Saturday, July 5, 2008

Doxorubicin Liposome Injection (Doxil) Approved for AIDS-Related Kaposi's Sarcoma

Doxorubicin Liposome Injection (Doxil) Approved for AIDS-Related Kaposi's Sarcoma

On June 10, the FDA approved a new indication for doxorubicin HCl liposome injection (Doxil; Alza Corp), allowing its use for the treatment of AIDS-related Kaposi's sarcoma after failure of previous systemic chemotherapy or intolerance to such therapy.

The recommended dose for patients with Kaposi's sarcoma is 20 mg/m2 (doxorubicin HCl equivalent), administered intravenously once every 3 weeks. Duration of treatment may vary according to efficacy and tolerance.

An initial infusion rate of 1 mg/minute is advised to minimize the risk for infusion-related reactions; if none are observed, the rate should be increased to complete administration of the drug for 1 hour. Dose delays and adjustments may be required for adverse events such as hand-foot syndrome, hematologic toxicities, and stomatitis.

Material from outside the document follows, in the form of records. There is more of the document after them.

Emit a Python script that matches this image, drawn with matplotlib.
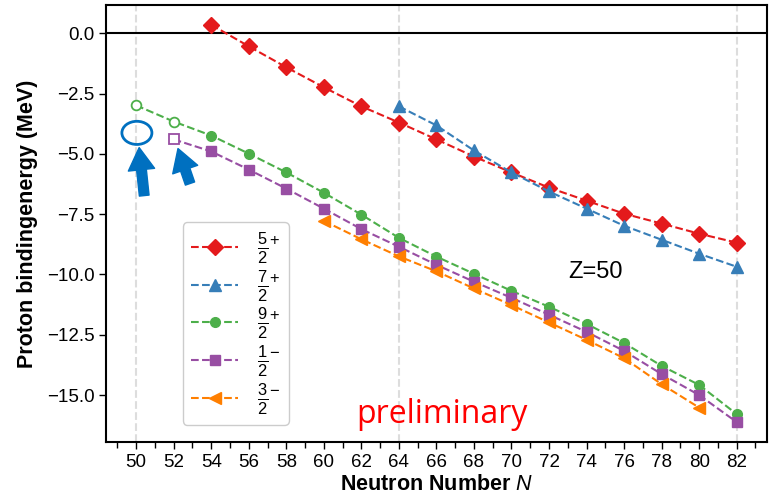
import matplotlib
matplotlib.use("Agg")
import matplotlib.pyplot as plt
from matplotlib.patches import Ellipse
from matplotlib.ticker import MultipleLocator

plt.rcParams['font.family'] = ['Liberation Sans', 'DejaVu Sans']
plt.rcParams['mathtext.fontset'] = 'custom'
plt.rcParams['mathtext.rm'] = 'Liberation Sans'
plt.rcParams['mathtext.it'] = 'Liberation Sans:italic'
plt.rcParams['mathtext.bf'] = 'Liberation Sans:bold'

# ---- data ----
N_52p = [54, 56, 58, 60, 62, 64, 66, 68, 70, 72, 74, 76, 78, 80, 82]
E_52p = [0.35, -0.54, -1.41, -2.24, -3.03, -3.70, -4.40, -5.11, -5.77, -6.40, -6.94, -7.48, -7.89, -8.31, -8.68]

N_72p = [64, 66, 68, 70, 72, 74, 76, 78, 80, 82]
E_72p = [-3.03, -3.82, -4.86, -5.77, -6.56, -7.27, -7.98, -8.56, -9.14, -9.68]

N_92p = [50, 52, 54, 56, 58, 60, 62, 64, 66, 68, 70, 72, 74, 76, 78, 80, 82]
E_92p = [-2.99, -3.66, -4.24, -4.99, -5.77, -6.61, -7.52, -8.48, -9.26, -9.97, -10.68, -11.34, -12.05, -12.84, -13.79, -14.58, -15.79]

N_12m = [52, 54, 56, 58, 60, 62, 64, 66, 68, 70, 72, 74, 76, 78, 80, 82]
E_12m = [-4.40, -4.90, -5.65, -6.44, -7.27, -8.12, -8.85, -9.60, -10.30, -10.97, -11.67, -12.38, -13.17, -14.13, -15.00, -16.12]

N_32m = [60, 62, 64, 66, 68, 70, 72, 74, 76, 78, 80]
E_32m = [-7.78, -8.54, -9.25, -9.87, -10.58, -11.27, -11.99, -12.71, -13.47, -14.55, -15.52]

open_N_92p = [50, 52]
open_N_12m = [52]

labels = [r'$\frac{5}{2}^{+}$', r'$\frac{7}{2}^{+}$', r'$\frac{9}{2}^{+}$',
          r'$\frac{1}{2}^{-}$', r'$\frac{3}{2}^{-}$']
xticks = list(range(50, 83, 2))
grid_N = [50, 64, 82]

colors = ['#e41a1c', '#377eb8', '#4daf4a', '#984ea3', '#ff7f00']
markers = ['D', '^', 'o', 's', '<']
msizes = [8, 8, 7, 7.5, 8]

fig = plt.figure(figsize=(7.69, 4.96), dpi=100)
ax = fig.add_axes([0.138, 0.109, 0.859, 0.881])

for n in grid_N:
    ax.axvline(n, color='#dddddd', ls='--', lw=1.5, zorder=0)
ax.axhline(0, color='black', lw=1.5, zorder=1)

series = [(N_52p, E_52p, []), (N_72p, E_72p, []), (N_92p, E_92p, open_N_92p),
          (N_12m, E_12m, open_N_12m), (N_32m, E_32m, [])]
for (N, E, opn), c, m, ms, lab in zip(series, colors, markers, msizes, labels):
    filled = [i for i, n in enumerate(N) if n not in opn]
    ax.plot(N, E, ls='--', color=c, lw=1.5, marker=m, ms=ms, markevery=filled,
            label=lab, zorder=3)
    opi = [i for i, n in enumerate(N) if n in opn]
    if opi:
        ax.plot([N[i] for i in opi], [E[i] for i in opi], ls='none', marker=m,
                ms=ms, markerfacecolor='white', markeredgecolor=c, mew=1.3, zorder=4)

ax.set_xlim(48.4, 83.6)
ax.set_xticks(xticks)
ax.xaxis.set_minor_locator(MultipleLocator(1))
ax.yaxis.set_major_locator(MultipleLocator(2.5))
ax.tick_params(axis='both', which='both', labelsize=13.5, direction='out', length=5, width=1)
ax.tick_params(axis='x', which='minor', length=4)
for s in ax.spines.values():
    s.set_linewidth(1.5)

ax.set_xlabel(r'Neutron Number $N$', fontsize=15.5, fontweight='bold', labelpad=2)
ax.set_ylabel('Proton bindingenergy (MeV)', fontsize=15.5, fontweight='bold', labelpad=6)

leg = ax.legend(loc='upper left', bbox_to_anchor=(0.116, 0.503), borderaxespad=0,
                fontsize=17, handlelength=2.0, handletextpad=0.8, labelspacing=0.1,
                borderpad=0.35, framealpha=1, edgecolor='#cccccc')

ax.text(74.5, -9.89, 'Z=50', fontsize=17, ha='center', va='center')
ax.text(66.3, -15.8, 'preliminary', fontsize=23, color='red', ha='center', va='center',
        family='Open Sans')

blue = '#0070c0'
ax.add_patch(Ellipse((50.04, -4.13), 1.6, 0.96, fill=False, edgecolor=blue, lw=2, zorder=5))
for tip, tail in [((50.16, -4.74), (50.43, -6.73)), ((52.23, -4.78), (52.87, -6.23))]:
    ax.annotate('', xy=tip, xytext=tail,
                arrowprops=dict(arrowstyle='simple,head_length=1.6,head_width=1.9,tail_width=0.7',
                                mutation_scale=10, color=blue, shrinkA=0, shrinkB=0), zorder=5)

fig.savefig('out.png', dpi=100)
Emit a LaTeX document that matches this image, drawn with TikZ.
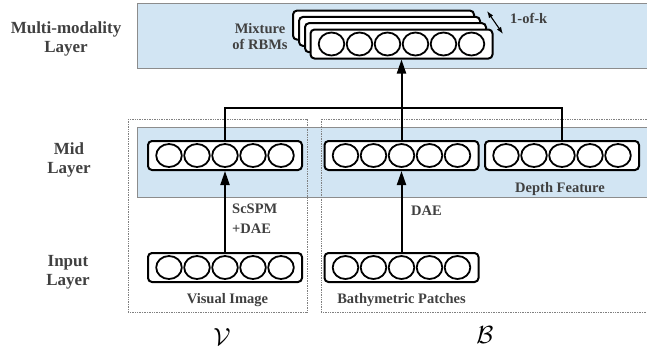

The approval was based on data from an open-label, single-group, multicenter study of 77 patients with disease progression while receiving previous systemic combination therapy, 49 (64%) of whom had received doxorubicin HCl previously. Median time of the study was 155 days (range, 1 - 456 days), and the median cumulative dose was 154 mg/m2 (range, 20 - 620 mg/m2).

Therapeutic efficacy was evaluated in 2 analyses, the first being based on investigator assessment of changes in lesions over the entire body and the second on changes in up to 5 prospectively defined indicator lesions.

Results of the investigator assessment showed that 27% of patients achieved a partial response, defined as no new lesions, sites of disease, or worsening edema; flattening of 50% or more previously raised lesions or area of indicator lesions decreasing by 50% or more; and response lasting at least 21 days with no previous progression. The median time to response was 43 days (range, 15 - 133 days), and median duration of response was 73 days (range, 42 - 210 days).

A similar response rate (30%) was observed for patients who received doxorubicin previously, with a median time to response of 53 days (range, 15 - 109 days) and median duration of 89 days (range, 42 - 210 days).

Indicator lesion assessments revealed partial response rates of 48% for patients overall and 52% for those previously exposed to doxorubicin. The median time to lesion partial response for all patients was 22 days (range, 15 - 109 days), and its median duration was 71 days (range, 22 to ≥ 210 days). For those who had previously received doxorubicin, median time to response was 48 days (range, 15 - 109 days), and its duration was 79 days (range, 35 to ≥ 210 days).

After myelosuppression, the most commonly reported nonhematologic adverse events (incidence, ≥ 5%) reported in the study included nausea, asthenia, fever, alopecia, alkaline phosphatase increase, vomiting, diarrhea, stomatitis, and oral moniliasis.

Doxorubicin liposome injection was previously approved for the treatment of ovarian cancer after failure of platinum-based chemotherapy and in combination with bortezomib for the treatment of multiple myeloma in bortezomib-naive patients who have received at least 1 therapy previously.